Miris! Bursa Saham Asia Menguat, IHSG Malah Ambruk

Anthony Kevin, CNBC Indonesia
12 July 2019 16:49
Miris! Bursa Saham Asia Menguat, IHSG Malah Ambruk
Foto: Ilustrasi Bursa Efek Indonesia (CNBC Indonesia/Andrean Kristianto)
Jakarta, CNBC Indonesia - Dibuka melemah tipis 0,04% ke level 6.414,2 pada perdagangan hari ini, Indeks Harga Saham Gabungan (IHSG) dengan cepat membalikkan keadaan dengan merangsek ke zona hijau.

Namun tak lama kemudian, IHSG terjerembab lagi di zona merah dan setelah itu, IHSG terus memperlebar kekalahannya. Per akhir sesi dua, IHSG jatuh 0,68% ke level 6.373,35.

Saham-saham yang berkontribusi signifikan dalam mendorong IHSG melemah di antaranya: PT Telekomunikasi Indonesia Tbk/TLKM (-2,11%), PT Gudang Garam Tbk/GGRM (-3,11%), PT Charoen Pokphand Indonesia Tbk/CPIN (-4,55%), PT Kalbe Farma Tbk/KLBF (-4,86%), dan PT Astra International Tbk/ASII (-1%).

Kinerja IHSG berbanding terbalik dengan seluruh bursa saham utama kawasan Asia yang justru kompak ditransaksikan di zona hijau: indeks Nikkei naik 0,2%, indeks Shanghai menguat 0,44%, indeks Hang Seng terapresiasi 0,14%, indeks Straits Times terkerek 0,14%, dan indeks Kospi terapresasi 0,29%.

Aura pemangkasan tingkat suku bunga acuan yang masih terasa membuat saham-saham di Benua Kuning diburu investor.
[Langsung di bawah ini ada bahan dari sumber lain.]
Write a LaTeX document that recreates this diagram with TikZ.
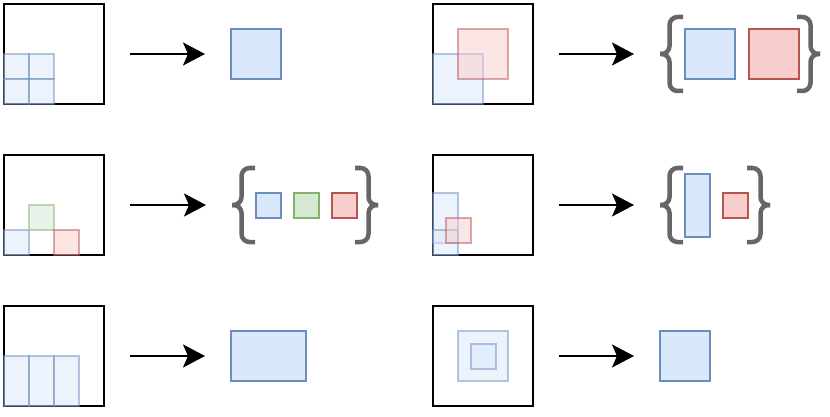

Kemarin (11/7/2019) waktu setempat, Gubernur The Federal Reserve Jerome Powell memberikan testiomininya di hadapan Senate Banking Committee terkait dengan terkait laporan kebijakan moneter semi tahunan.
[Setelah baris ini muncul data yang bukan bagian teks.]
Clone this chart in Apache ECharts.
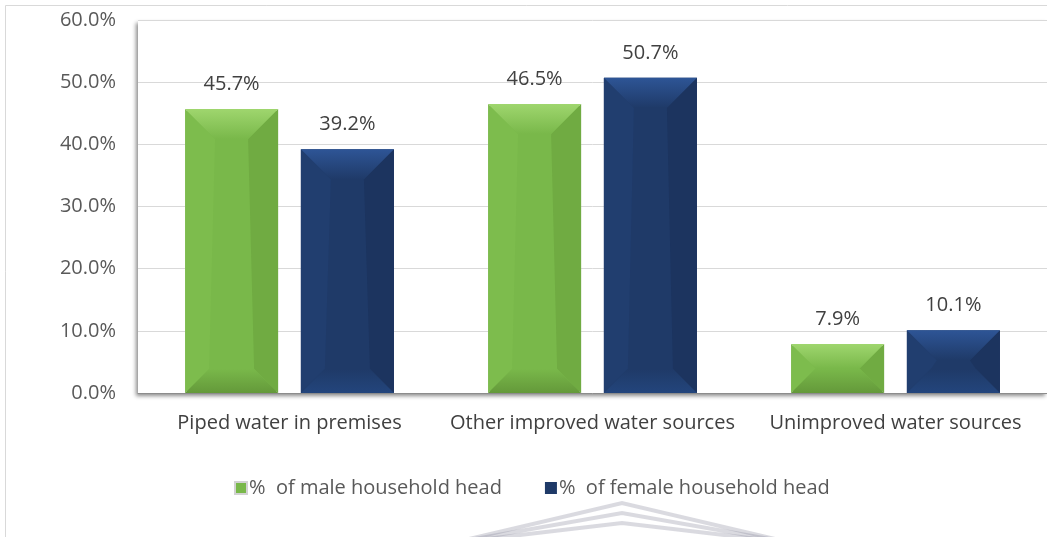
<!DOCTYPE html>
<html>
<head>
<meta charset="utf-8">
<title>Water source by sex of household head</title>
<script src="https://cdn.jsdelivr.net/npm/echarts@6/dist/echarts.min.js"></script>
<style>
  html, body { margin: 0; padding: 0; background: #ffffff; }
  #chart { width: 1047px; height: 537px; }
</style>
</head>
<body>
<div id="chart"></div>
<script>
// Source categories and the share of households in each, by sex of head
const categories = ['Piped water in premises', 'Other improved water sources', 'Unimproved water sources'];
const maleValues = [45.7, 46.5, 7.9];
const femaleValues = [39.2, 50.7, 10.1];
const seriesNames = ['%  of male household head', '%  of female household head'];
const yTicks = { min: 0, max: 60, interval: 10 };

const FONT = '"Open Sans", "Noto Sans", sans-serif';
const FONT_SIZE = 20;
const BAR_W = 0.307;   // bar width as a share of the category band
const BAR_GAP = 0.245; // gap between paired bars as a share of bar width

// Bevel facet colours for each series: face, top, left, right, bottom
const palettes = [
  { face: '#79b84a', top: '#9fd66e', left: '#7dbc4d', right: '#70ab42', bottom: '#64993a' },
  { face: '#1f3a68', top: '#2e5596', left: '#213e6f', right: '#1c345f', bottom: '#23457c' }
];

const chart = echarts.init(document.getElementById('chart'), null, { renderer: 'canvas' });

// Draws the raised bevel facets on top of each bar of one series
function bevelRenderer(seriesIdx) {
  const pal = palettes[seriesIdx];
  return function (params, api) {
    const cat = api.value(0);
    const val = api.value(1);
    const band = api.size([1, 0])[0];
    const w = band * BAR_W;
    const shift = (seriesIdx === 0 ? -1 : 1) * w * (1 + BAR_GAP) / 2;
    const top = api.coord([cat, val]);
    const base = api.coord([cat, 0]);
    const cx = top[0] + shift;
    const x0 = cx - w / 2, x1 = cx + w / 2;
    const y0 = top[1], y1 = base[1];
    const bt = Math.min(30, (y1 - y0) / 2, w / 2);
    const bb = Math.min(24, (y1 - y0) / 2, w / 2);
    const poly = (pts, fill) => ({ type: 'polygon', shape: { points: pts }, style: { fill: fill } });
    return {
      type: 'group',
      children: [
        poly([[x0, y0], [x0 + bt, y0 + bt], [x0 + bb, y1 - bb], [x0, y1]], pal.left),
        poly([[x1, y0], [x1 - bt, y0 + bt], [x1 - bb, y1 - bb], [x1, y1]], pal.right),
        poly([[x0, y1], [x1, y1], [x1 - bb, y1 - bb], [x0 + bb, y1 - bb]],
          new echarts.graphic.LinearGradient(0, 0, 0, 1, [
            { offset: 0, color: pal.face },
            { offset: 1, color: pal.bottom }
          ])),
        poly([[x0, y0], [x1, y0], [x1 - bt, y0 + bt], [x0 + bt, y0 + bt]],
          new echarts.graphic.LinearGradient(0, 0, 0, 1, [
            { offset: 0, color: pal.top },
            { offset: 1, color: pal.face }
          ]))
      ]
    };
  };
}

const labelStyle = {
  show: true,
  position: 'top',
  distance: 15,
  color: '#404040',
  fontFamily: FONT,
  fontSize: FONT_SIZE,
  formatter: p => p.value.toFixed(1) + '%'
};

// Faint chevrons of the page emblem below the legend
const chevrons = [0, 10, 20].map(dy => ({
  type: 'polyline',
  silent: true,
  shape: { points: [[452, 543], [622, 503 + dy], [792, 543]] },
  style: { stroke: 'rgba(140,140,160,0.32)', lineWidth: 4, fill: null }
}));

chart.setOption({
  backgroundColor: '#ffffff',
  animation: false,
  textStyle: { fontFamily: FONT },
  graphic: [
    {
      type: 'rect',
      silent: true,
      shape: { x: 5.5, y: 5.5, width: 1200, height: 700 },
      style: { fill: null, stroke: '#d9d9d9', lineWidth: 1 },
      z: -10
    }
  ].concat(chevrons),
  grid: {
    left: 138,
    right: -10,
    top: 20,
    bottom: 144,
    show: true,
    backgroundColor: '#ffffff',
    borderWidth: 0,
    shadowColor: 'rgba(0,0,0,0.45)',
    shadowBlur: 4,
    shadowOffsetX: -2,
    shadowOffsetY: 3
  },
  legend: {
    data: seriesNames,
    left: 229,
    top: 473,
    itemWidth: 12,
    itemHeight: 12,
    itemGap: 43,
    icon: 'rect',
    textStyle: { color: '#595959', fontSize: FONT_SIZE, fontFamily: FONT, padding: [0, 0, 0, -3] }
  },
  xAxis: {
    type: 'category',
    data: categories,
    axisLine: { show: true, lineStyle: { color: '#8c8c8c', width: 1 } },
    axisTick: { show: false },
    axisLabel: { color: '#404040', fontSize: FONT_SIZE, fontFamily: FONT, margin: 20, interval: 0 },
    splitLine: { show: false }
  },
  yAxis: {
    type: 'value',
    min: yTicks.min,
    max: yTicks.max,
    interval: yTicks.interval,
    axisLine: { show: false },
    axisTick: { show: false },
    axisLabel: {
      color: '#595959',
      fontSize: FONT_SIZE,
      fontFamily: FONT,
      margin: 22,
      formatter: v => v.toFixed(1) + '%'
    },
    splitLine: { lineStyle: { color: '#d9d9d9', width: 1 } }
  },
  series: [
    {
      name: seriesNames[0],
      type: 'bar',
      data: maleValues,
      barWidth: (BAR_W * 100) + '%',
      barGap: (BAR_GAP * 100) + '%',
      itemStyle: { color: palettes[0].face, borderColor: '#d2d2d2', borderWidth: 2 },
      label: labelStyle,
      z: 2
    },
    {
      name: seriesNames[1],
      type: 'bar',
      data: femaleValues,
      barWidth: (BAR_W * 100) + '%',
      barGap: (BAR_GAP * 100) + '%',
      itemStyle: { color: palettes[1].face },
      label: labelStyle,
      z: 2
    },
    {
      type: 'custom',
      silent: true,
      z: 3,
      renderItem: bevelRenderer(0),
      data: maleValues.map((v, i) => [i, v])
    },
    {
      type: 'custom',
      silent: true,
      z: 3,
      renderItem: bevelRenderer(1),
      data: femaleValues.map((v, i) => [i, v])
    }
  ]
});
</script>
</body>
</html>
Powell mengeluarkan pernyataan yang relatif sama seperti pada hari sebelumnya (10/7/2019) kala memberikan testimoni di hadapan House Financial Services Committee.

Pada saat itu, pesimisnya Powell dalam melihat kondisi perekonomian di masa depan dibuktikan dengan pengulangan kata 'ketidakpastian' (uncertainity) yang begitu sering. CNBC International mencatat bahwa dalam testimoninya di hadapan anggota kongres, setidaknya 26 kali kata 'ketidakpastian' diucapkan oleh suksesor dari Janet Yellen itu.

'Ketidakpastian' yang diucapkan Powell mengacu kepada berbagai macam hal, seperti prospek perekonomian AS, rendahnya tekanan inflasi, perang dagang AS-China, hingga konsumsi rumah tangga.


Di satu sisi, pengulangan kata 'ketidakpastian' yang begitu sering menunjukkan bahwa laju perekonomian dunia saat ini berikut dengan prospeknya benar-benar sedang lesu. Namun di sisi lain, terlihat jelas bahwa di saat yang bersamaan Powell memberi sinyal yang kuat terkait dengan pemangkasan tingkat suku bunga acuan.

Kini, optimisme membuncah bahwa The Fed akan memangkas tingkat suku bunga acuan sebesar dalam pertemuannya pada akhir bulan ini. Mengutip situs resmi CME Group yang merupakan pengelola bursa derivatif terkemuka di dunia, berdasarkan harga kontrak fed fund futures per 12 Juli 2019, probabilitas bahwa The Fed akan memangkas tingkat suku bunga acuan sebesar 50 bps pada pertemuan bulan ini berada di level 21,4%.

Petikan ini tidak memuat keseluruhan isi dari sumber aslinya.